I was seventeen when I first took off.
The world is a vast and beautiful place; I was a teenager trying to figure out who I was. The travel helped.
The places I went, and the people I would meet informed the decisions of a smooth-faced white American kid far from home. As a gawky teenager in rust-belt Begium, my friend’s mother took me in as one of her own, lectured me about the benefits of eating organic, and tolerated my vegetarianism even as she occasionally snuck rabbit into the stews she’d feed me.
Orientation week of college, I asked the German teacher how soon I would be able to leave on an abroad program. Of those four years, I spent nine months abroad. I learned my second foreign language, but the most powerful experiences were the personal connections. I shared songs with a street musician on the floor of the Zoobanhof in Berlin, and kept the five-mark piece he gave me as a sacred treasure: “your music is good for my heart,” he told me. He was blitzed, but I think he meant it. I played pennywhistle in the square in Luxembourg one night until people came to talk to me, then we went to dinner together. I crossed Gibraltar to see the tiniest bit Africa for the first time.
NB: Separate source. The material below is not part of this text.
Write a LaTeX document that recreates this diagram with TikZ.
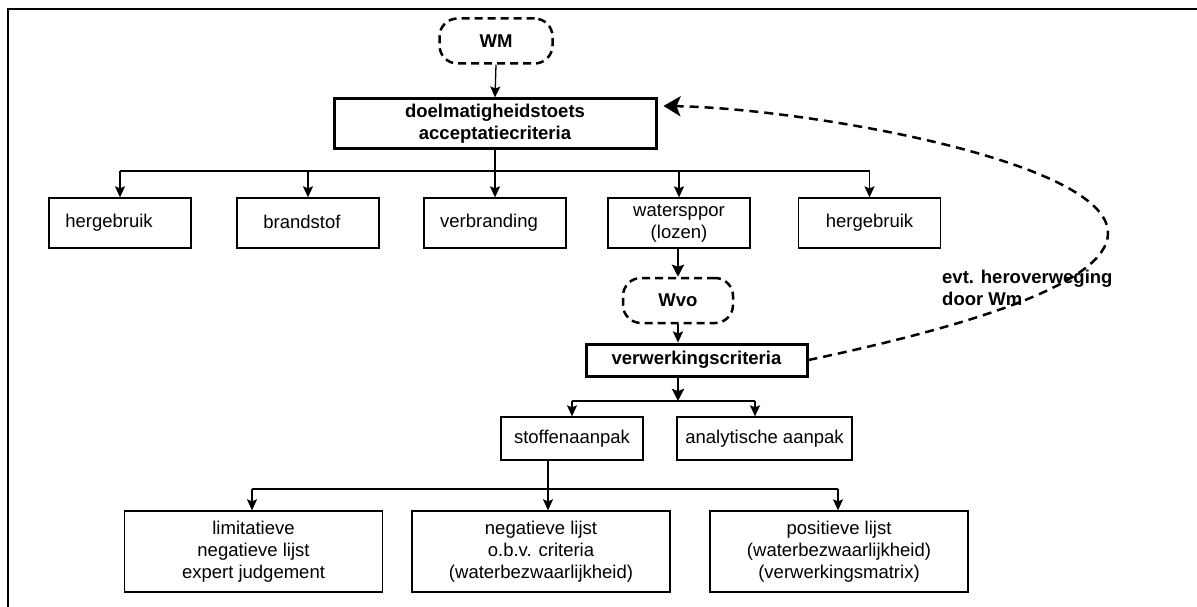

One summer I washed dishes in a restaurant, playing guitar in the back garden for the customers on my breaks. The owner took me in like a son. Her own son was overwhelmed by life that year, and left us one evening after a nasty fight with his girlfriend. She asked me to play at the funeral: “He loved your music so,” she said. And so we have come to see each other every several years when I’m in town.
Listening. That’s the reason I travel. In April of 2003, shortly after Rachel Corrie lost her life, I sketched out a plan to go to Iraq. My hope was to sit with Iraquis, listen to their stories, learn Arabic, and help carry water and find food for families most in need. Instead, I ended up managing a Nordic cultural center in Marrakech, taking Arabic lessons every day, and helping Swedish guests find their way to cultural events in the city.
It’s brought me friends, some of whom I’ll have for life, even if I forget the languages that we share. The years in Japan and the travel in Southeast Asia, sleeping in the slum in Bangkok with the rats, the return to central Europe and the weeks of Polish lessons, all of that brought with it kind, dear people.
And it brought a desite to go deeper, closer to the ground, farther from the economic privilege that keeps the first world inured from the dollar-a-day crowd, the more than half of the world that can’t even see the poverty line from where they are.
Barbara Guillaume is a protest singer who was beaten, imprisoned, then exiled from her naitive Haiti in the 1980’s; I found her by dumb luck one afternoon and was taken into her home for a week where we all played music together, and I interviewed her as a hurricane killed hundreds of villagers on the other side of Kenscoff Hill. I keep swearing I’ll finish editing the footage, but my fledgling video skills slow the process.
Before leaving for Haiti, I’d already re-constructed a plan: Bring the first world and the third world together through music: “Music is the us, there is no them.” I would record music and post it for the world to see, record CDs and DVDs and have concerts which were events, not just shows. Where people could experience some small shred of red dirt in your toenails and the smell of subsistence markets and fresh spices.
Of the places I’ve been, the most powerful have been the poorest: the villages where a family will give your their home, the older brother will give you his bed and the clothes off his back even though you know and they know that you have more money in your bank account than they will see in a lifetime.
I hitched through the Sahara and shared boiled goat head with a Mauritanian car salesman, shared a floor with a family in Bamako, and hopped a freight train to Senegal with two street kids who laughed at my timidity.
The answer doesn’t start with money. The answer starts with understanding. For years, one book has most informed my understanding of global politics: Mehdi Almandjara’s Humiliocrity. In it, he makes the case that the United States controls the developing world economically, millitarily, culturally, and that on top of that, we are ignorant of the countries on which we exert so much influence.
I travel to be a better listener. Why do you travel? What makes a trip for you? Where do you most want to go, and why?